THE Democratic Republic of Congo, which erupted in violence again earlier this month, ought to be one of the richest countries in the world. Its immense mineral reserves are currently valued by some estimates at more than $24 trillion and include 30 percent of the world’s diamond reserves; vast amounts of cobalt, copper and gold; and 70 percent of the world’s coltan, which is used in electronic devices. Yet the most recent edition of the United Nations Development Program’s Human Development Index ranked Congo last among the 187 countries and territories included in the survey.
Instead of prosperity, Congo’s mineral wealth has brought only an endless procession of unscrupulous rulers eager to exploit its riches, from King Leopold II of Belgium to Mobutu Sese Seko, who was allowed by the logic of the cold war to rule the same area as a private fief. And last year, the current president, Joseph Kabila, who inherited the job from his assassinated father more than a decade ago, awarded himself another five-year term in elections that were criticized by everyone from the European Union to the country’s Roman Catholic bishops.
If some enterprises, public or private, can be said to be “too big to fail,” Congo is the reverse: it is too big to succeed. It is an artificial entity whose constituent parts share the misfortune of having been seized by the explorer Henry Morton Stanley in the name of a rapacious 19th-century Belgian monarch. From the moment Congo was given independence in 1960, it was being torn apart by centrifugal forces, beginning with separatism in the mineral-rich southern province of Katanga.
The international community has repeatedly dodged this reality by opting for so-called peace deals with shelf lives barely longer than the news cycle. Rather than nation-building, what is needed to end Congo’s violence is the opposite: breaking up a chronically failed state into smaller organic units whose members share broad agreement or at least have common interests in personal and community security.
In recent weeks, a rebel group calling itself the March 23 Movement, or M23, has stormed through eastern Congo, scattering poorly trained units loyal to the government and reducing a huge United Nations peacekeeping force to a helpless bystander as M23 seized control of Goma, the capital of the resource-rich North Kivu province.

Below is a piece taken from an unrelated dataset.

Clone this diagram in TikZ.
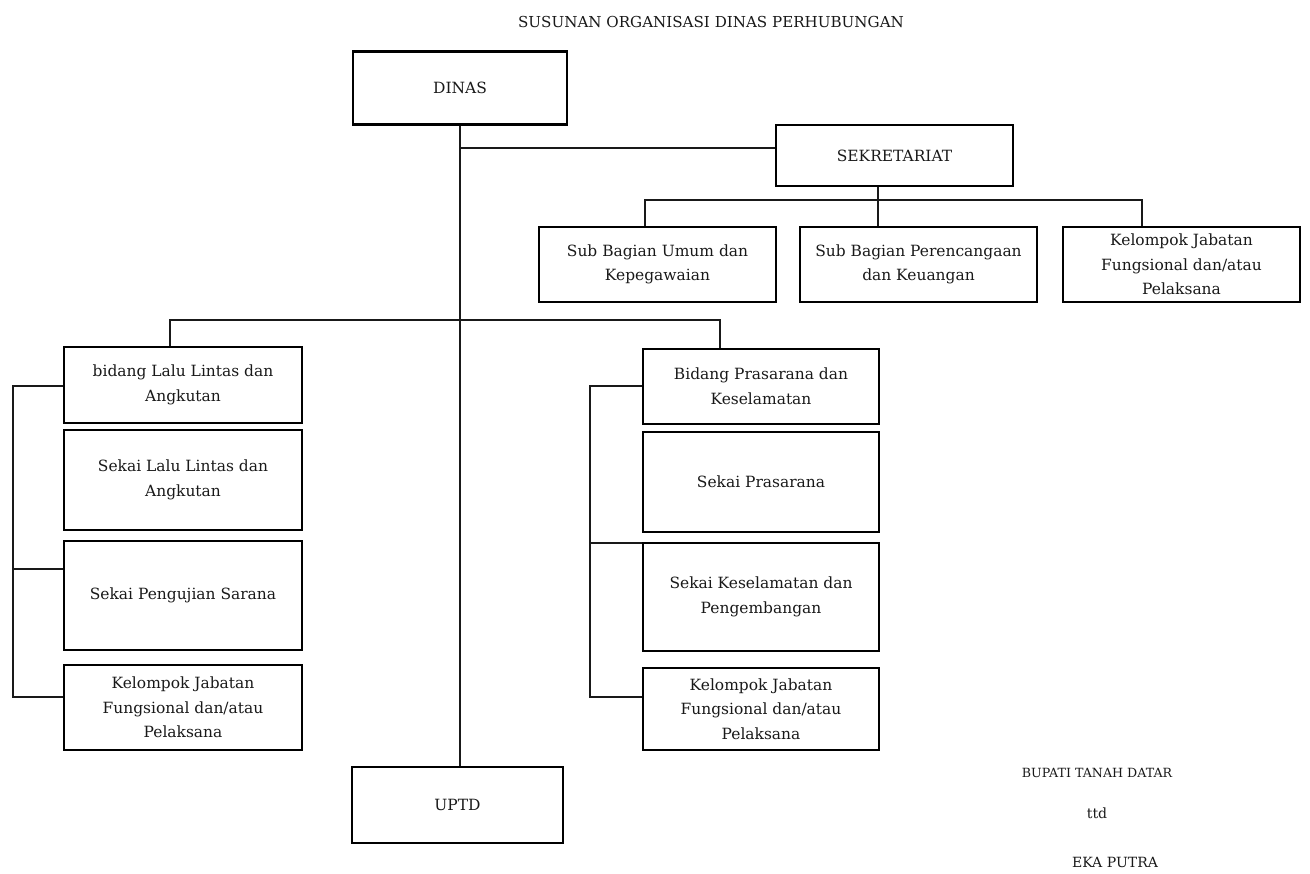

The rebel advance rekindled fears of a renewal of the bloody 1998-2003 Second Congo War, which drew the armies of a host of African countries as well as countless local militias into what was aptly dubbed “Africa’s world war.”
The M23 rebels appear indistinguishable from the several dozen other armed groups lurking in or around Congo, but in many respects they are quite different. Many M23 members are veterans of an earlier insurgent group, the National Congress for the Defense of the People, known by the French acronym C.N.D.P., which consisted largely of ethnic Tutsi Congolese who had banded together to fight the former Hutu génocidaires who fled to Congo following the end of their killing spree in Rwanda in 1994.